I’ve never done any actual play logs here at Nevermet Press, and that probably will not change. However, I have been thinking about chronicling my experience as a Game Master. Specifically, I’d like to put some concepts of mine, as well as advice and tricks found on the internet, to the test.
From the Ashes
My gaming group has been through some twists and turns recently, suffering a lot of drama between and surrounding a few members. So it’s been months since I’ve played or ran anything (I still want to finish that Pathfinder Age of Worms game!).
However, last weekend I made the trip down to the backwaters where my gaming group convenes and we, the four remaining members, were trying to decide what to play. I had brought a plethora of RPGs with me including World of Darkness/Vampire: Requiem, All Flesh Must Be Eaten, Alpha Omega, Star Wars Saga Edition, and Mutants & Masterminds. We picked Star Wars SE and they picked me to Game Master.

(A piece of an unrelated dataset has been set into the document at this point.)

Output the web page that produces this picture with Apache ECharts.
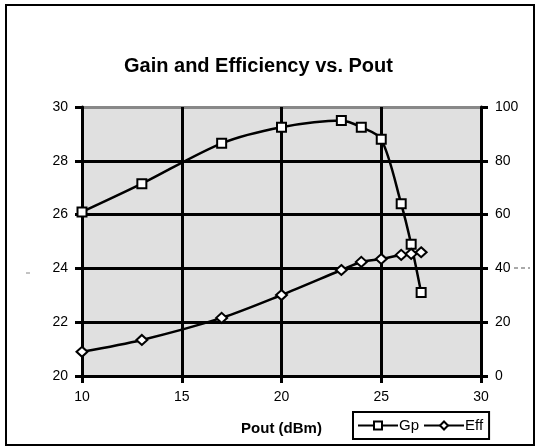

I was wholly unprepared to run anything, but after a relatively quick character creation session, I managed to craft on the fly a decent beginning to a swashbuckling space adventure. The first lesson the players learned was that having everyone play a Jedi left huge gaps in skills that I made fairly important (like mechanics and pilot). The second lesson was that huge breaches in a ship’s hull are lethal.
I’d like everyone to be able to play a Jedi, because that is 99% of the reason to play in the Star Wars universe! So in light of the skills gap, I am considering letting everyone create a second, non-Jedi character.
7 Ps of Game Mastering
Proper Prior Planning Prevents Piss Poor Performance. Ok, I ripped that out my good ol’ days of being enlisted in the U.S. Marine Corps, but it is applicable. I am pretty freakin’ decent at improvising a story on the fly, but I think I’m even better when I have had an opportunity to plan things out.
I began jotting down notes from the previous session, trying to remember all those fictitious names I spouted out at random and then I fleshed out the PCs’ current location, gave myself a few NPCs to work with, and made notes about the local attraction (which is where much of the “adventure” will occur).
These things are not detailed, but it gives me enough information that I can easily extrapolate at the table. It also prevents me from confusing which made-up-name guy did what. I also like to jot down about 3-4 adventure hooks per location, and work in characters and elements related to those things throughout the course of the PCs’ time at those locations.
I also decided to create a Campaign Charter, which is my fancy version of one of those social contracts that received a decent amount of attention on the RPG Blogs last year (well, that is at least when I read the most about them). If you would like to read more about social contracts, I recommend RPG Athenaeum’s social contract article.
I should note that I do not call mine a contract, because that word carries with it a lot of negative connotations. I consider it a set of guidelines that we all agree to uphold during the course of the campaign. So basically, it just makes it easier for me to kill things that bog-down gameplay.
The first order of business in the downtime between sessions this week was to determine what kind of play style I wanted to support: story-driven or location-based. I’m opting for a hybrid method by actually including plots in my sandbox.
I am a huge fan of sandbox style play, in that the players can choose their adventure instead of being spoon-fed a story. However, making the Star Wars universe a sandbox sounds like a monumental task for a GM. So I’m taking an easy route by creating several locations that can be fitted onto almost any planet. I’m creating locations with themes: jungle, urban, desert, frozen, starship, space station, asteroid, lava, gaseous, and underwater. It’s still a ton of work, but it’s manageable.
On the other hand, I also enjoy epic stories and the Star Wars universe was built upon one of the most epic and memorable stories ever. So having a SWSE game without an opportunity to partake in some enormous, galaxy shaking plot doesn’t seem right. So, I plan on weaving several meta-plots through campaign. The players can decide if they act on any or all parts of it; regardless, there will be consequences either way.
So, in the future, I plan to see how well the implementation of my ideas works. I especially look forward to see if the Campaign Charter curbs any of the game sapping behavior I’m trying to eliminate. Look for future installments of this journal as long as the campaign doesn’t implode first.